KARACHI: The State Bank of Pakistan (SBP) is set to announce a new monetary policy on Monday (today), ARY News reported.
A crucial meeting of the Monetary Policy Committee (MPC) is being held at the SBP’s Karachi headquarters, where policymakers are conducting a detailed review of inflation trends, economic growth projections, remittance inflows, and other critical macroeconomic factors before finalising the new rate.
Market expectations suggest that the policy rate could be reduced by 50 to 100 basis points by the State Bank of Pakistan.
At present, the country’s interest rate stands at 10.50 per cent.
In the last monetary policy review of 2025, the SBP had reduced the base rate by half a percentage point, bringing it to 10.5%. Recent developments, however, suggest the central bank may take bolder action this time.

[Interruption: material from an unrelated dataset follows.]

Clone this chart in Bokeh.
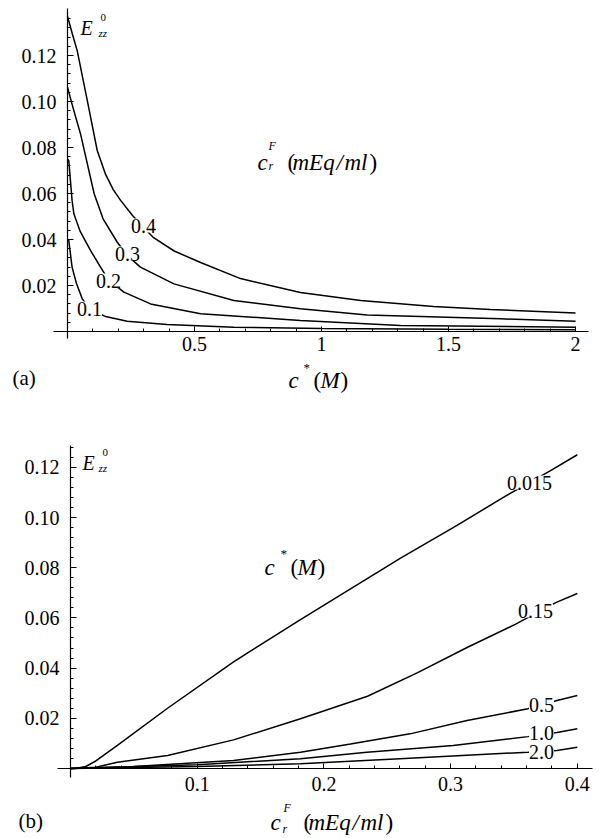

Treasury bill auctions have shown a notable decline in government borrowing costs, with rates dropping into single digits for the first time in four years – a clear signal that monetary easing could be on the horizon.
Economists say the possibility of a half- to one-percentage-point cut is strengthened by steady foreign exchange reserves, a controlled inflation trajectory, and rising remittance inflows from overseas Pakistanis. Such a move would not only ease borrowing costs for businesses and consumers but could also stimulate economic activity and investment in a country looking to bolster growth.
With the MPC’s decision highly anticipated by markets, banks, and investors alike, today’s announcement could set the tone for Pakistan’s economic strategy in the first half of 2026 and beyond.